Así quedó también de manifiesto en las palabras de los voceros judíos en la significativa ceremonia del domingo en Roma, particularmente en el discurso del presidente de la Comunidad local, miembro de una familia diezmada por el Holocausto.
Sin entrar en el complejo problema de la santificación papal mayorista, es de confiar que Benedicto XVI y sus asesores y colegas sepan considerar a fondo el peso de la beatificación de una figura controvertida de la historia de nuestros tiempos, acerca de cuya acción o inacción hay opiniones conflictivas.
Al margen y por encima de estas divergencias se encuentra el mensaje histórico involucrado en la visita del Papa a la Sinagoga. No son estos días fáciles para las comunidades judías y el Estado de Israel. Críticas, ataques e intentos de aislamiento, movidos principalmente por motivos políticos, constituyen una realidad preocupante en la que todo gesto de simpatía, por cierto cuando proviene del líder del billón de católicos, adquiere gran importancia y constituye un factor de estímulo.
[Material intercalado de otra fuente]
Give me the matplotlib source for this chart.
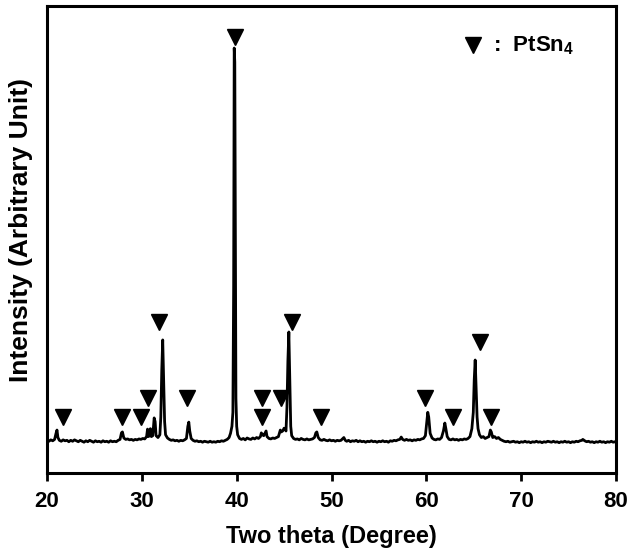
import numpy as np
import matplotlib
matplotlib.use("Agg")
import matplotlib.pyplot as plt

plt.rcParams['font.family'] = ['Liberation Sans', 'DejaVu Sans']
plt.rcParams['font.weight'] = 'bold'
plt.rcParams['mathtext.fontset'] = 'custom'
plt.rcParams['mathtext.rm'] = 'Liberation Sans:bold'
plt.rcParams['mathtext.bf'] = 'Liberation Sans:bold'

# XRD pattern (2theta, intensity in arbitrary units)
theta = [20.0, 20.2, 20.4, 20.6, 20.8, 20.95, 21.05, 21.15, 21.3, 21.5, 21.7, 21.9,
         22.1, 22.3, 22.5, 22.7, 22.9, 23.1, 23.3, 23.5, 23.7, 23.9, 24.1, 24.3,
         24.5, 24.7, 24.9, 25.1, 25.3, 25.5, 25.7, 25.9, 26.1, 26.3, 26.5, 26.7,
         26.9, 27.1, 27.3, 27.5, 27.7, 27.85, 27.95, 28.1, 28.3, 28.5, 28.7, 28.9,
         29.1, 29.3, 29.5, 29.7, 29.9, 30.1, 30.3, 30.5, 30.6, 30.7, 30.8, 30.9,
         31.0, 31.15, 31.3, 31.4, 31.5, 31.7, 31.9, 32.0, 32.1, 32.2, 32.3, 32.4,
         32.5, 32.7, 32.9, 33.1, 33.3, 33.5, 33.7, 33.9, 34.1, 34.3, 34.5, 34.7,
         34.85, 34.95, 35.05, 35.2, 35.4, 35.6, 35.8, 36.0, 36.2, 36.4, 36.6, 36.8,
         37.0, 37.2, 37.4, 37.6, 37.8, 38.0, 38.2, 38.4, 38.6, 38.8, 39.0, 39.2,
         39.35, 39.5, 39.6, 39.68, 39.74, 39.8, 39.86, 39.92, 40.0, 40.1, 40.3, 40.5,
         40.7, 40.9, 41.1, 41.3, 41.5, 41.7, 41.9, 42.1, 42.3, 42.5, 42.6, 42.7,
         42.85, 43.0, 43.1, 43.2, 43.4, 43.6, 43.8, 44.0, 44.2, 44.4, 44.6, 44.7,
         44.85, 45.0, 45.1, 45.2, 45.3, 45.4, 45.5, 45.6, 45.7, 45.8, 46.0, 46.2,
         46.4, 46.6, 46.8, 47.0, 47.2, 47.4, 47.6, 47.8, 48.0, 48.2, 48.35, 48.45,
         48.6, 48.8, 49.0, 49.2, 49.4, 49.6, 49.8, 50.0, 50.2, 50.4, 50.6, 50.8,
         51.0, 51.2, 51.3, 51.45, 51.6, 51.8, 52.0, 52.2, 52.4, 52.6, 52.8, 53.0,
         53.2, 53.4, 53.6, 53.8, 54.0, 54.2, 54.4, 54.6, 54.8, 55.0, 55.2, 55.4,
         55.6, 55.8, 56.0, 56.2, 56.4, 56.6, 56.8, 57.0, 57.2, 57.35, 57.5, 57.7,
         57.9, 58.1, 58.3, 58.5, 58.7, 58.9, 59.1, 59.3, 59.5, 59.7, 59.9, 60.05,
         60.15, 60.25, 60.4, 60.6, 60.8, 61.0, 61.2, 61.4, 61.6, 61.8, 61.95, 62.05,
         62.2, 62.4, 62.6, 62.8, 63.0, 63.2, 63.4, 63.6, 63.8, 64.0, 64.2, 64.4,
         64.6, 64.8, 64.95, 65.05, 65.15, 65.25, 65.35, 65.45, 65.6, 65.8, 66.0, 66.2,
         66.4, 66.6, 66.75, 66.85, 67.0, 67.2, 67.4, 67.6, 67.8, 68.0, 68.2, 68.4,
         68.6, 68.8, 69.0, 69.2, 69.4, 69.6, 69.8, 70.0, 70.2, 70.4, 70.6, 70.8,
         71.0, 71.2, 71.4, 71.6, 71.8, 72.0, 72.2, 72.4, 72.6, 72.8, 73.0, 73.2,
         73.4, 73.6, 73.8, 74.0, 74.2, 74.4, 74.6, 74.8, 75.0, 75.2, 75.4, 75.6,
         75.8, 76.0, 76.2, 76.4, 76.5, 76.7, 76.9, 77.1, 77.3, 77.5, 77.7, 77.9,
         78.1, 78.3, 78.5, 78.7, 78.9, 79.1, 79.3, 79.5, 79.7, 79.9, 80.0]
inten = [70, 68, 71, 69, 72, 85, 92, 76, 70, 68, 71, 69,
         70, 67, 70, 68, 71, 69, 67, 70, 68, 66, 69, 67,
         70, 68, 66, 69, 67, 68, 66, 69, 67, 68, 66, 69,
         67, 68, 67, 70, 72, 86, 88, 75, 72, 73, 71, 72,
         70, 72, 71, 73, 72, 74, 73, 78, 94, 78, 80, 95,
         78, 80, 118, 110, 80, 76, 82, 120, 220, 285, 200, 110,
         82, 75, 72, 70, 71, 69, 70, 68, 70, 69, 71, 74,
         100, 109, 90, 74, 70, 68, 69, 67, 68, 66, 68, 67,
         66, 68, 66, 67, 66, 68, 67, 69, 68, 70, 72, 76,
         85, 100, 130, 400, 910, 880, 500, 160, 100, 82, 74, 72,
         74, 71, 75, 73, 72, 75, 73, 76, 74, 78, 86, 82,
         80, 86, 90, 78, 74, 73, 75, 74, 76, 78, 92, 88,
         90, 96, 94, 90, 140, 240, 302, 200, 100, 80, 74, 72,
         73, 71, 74, 72, 71, 73, 71, 72, 73, 76, 86, 88,
         76, 71, 70, 72, 70, 69, 71, 69, 70, 68, 70, 69,
         70, 74, 76, 70, 68, 70, 67, 69, 68, 70, 67, 69,
         67, 68, 66, 68, 67, 69, 67, 68, 66, 68, 67, 69,
         67, 68, 66, 69, 68, 70, 69, 71, 72, 77, 72, 70,
         72, 70, 71, 69, 71, 70, 72, 71, 73, 74, 80, 110,
         130, 120, 85, 75, 72, 71, 73, 72, 76, 90, 107, 96,
         78, 72, 71, 73, 71, 72, 70, 72, 71, 73, 72, 74,
         78, 95, 130, 200, 242, 180, 120, 95, 82, 76, 78, 74,
         76, 78, 92, 88, 76, 78, 74, 76, 72, 70, 68, 67,
         68, 66, 67, 68, 66, 67, 65, 67, 66, 68, 66, 67,
         65, 67, 66, 68, 66, 67, 65, 67, 66, 68, 67, 66,
         68, 66, 67, 65, 67, 66, 68, 66, 67, 65, 67, 66,
         68, 67, 69, 70, 72, 69, 67, 68, 66, 67, 65, 67,
         66, 68, 66, 67, 65, 67, 66, 68, 66, 67, 66]

# PtSn4 peak markers
mark_x = [21.7, 27.9, 29.9, 30.7, 31.8, 34.8, 39.85, 42.7, 42.7, 44.7,
          45.8, 48.9, 59.9, 62.8, 65.7, 66.8]
mark_y = [120, 120, 120, 160, 323, 160, 934, 160, 120, 160,
          323, 120, 160, 120, 280, 120]

fig = plt.figure(figsize=(6.32, 5.55), dpi=100)
ax = fig.add_axes([0.0744, 0.1477, 0.9003, 0.8415])

ax.plot(theta, inten, color='black', lw=2)
ax.plot(mark_x, mark_y, 'kv', ms=12, ls='none')

# legend-like label
ax.plot([0.749], [0.916], 'kv', ms=12, transform=ax.transAxes, clip_on=False)
ax.text(0.783, 0.914, r':  PtSn$_{4}$', transform=ax.transAxes,
        fontsize=16, fontweight='bold', va='center', ha='left')

ax.set_xlim(20, 80)
ax.set_ylim(0, 1000)
ax.set_xticks([20, 30, 40, 50, 60, 70, 80])
ax.set_yticks([])
ax.tick_params(axis='x', direction='out', length=6, width=2, labelsize=16, pad=7)
for s in ax.spines.values():
    s.set_linewidth(2.2)

ax.set_xlabel('Two theta (Degree)', fontsize=17, fontweight='bold', labelpad=9)
ax.set_ylabel('Intensity (Arbitrary Unit)', fontsize=19, fontweight='bold')
ax.yaxis.set_label_coords(-0.024, 0.52)

fig.savefig('out.png', dpi=100)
La parte judía en el diálogo con el cristianismo, el catolicismo en especial, seguramente así lo comprende y atribuye por eso tanto valor a lo que acaba de suceder en la capital italiana. Claro que gestos, por gratos y amistosos que sean, no son sino una expresión externa, no desdeñable, pero no crucial, de una política bilateral que es del interés de ambas partes y, más allá de ese interés, de mucho peso para la vida internacional y no sólo de judíos y católicos.
Al margen de las convicciones personales de cada católico y cada judío, hay un amplio campo de intereses y preocupaciones comunes a ambas comunidades históricas. Ambas deben actuar por la justicia y la paz en el mundo, por la libertad y la dignidad de los seres humanos, por la libertad de pensamiento,. conciencia y religión, por la igualdad y la tolerancia entre personas y comunidades. Una y otra deben asumir un rol en la lucha contra el terrorismo, la pobreza, el racismo.
Católicos y judíos desean el fortalecimiento de las instituciones internacionales, la abolición de los privilegios y la afirmación de la libre determinación de pueblos y naciones. Esto debe prevalecer sobre cualesquiera diferencias y debe servir para ayudar a sobreponerse a recuerdos históricos no siempre positivos.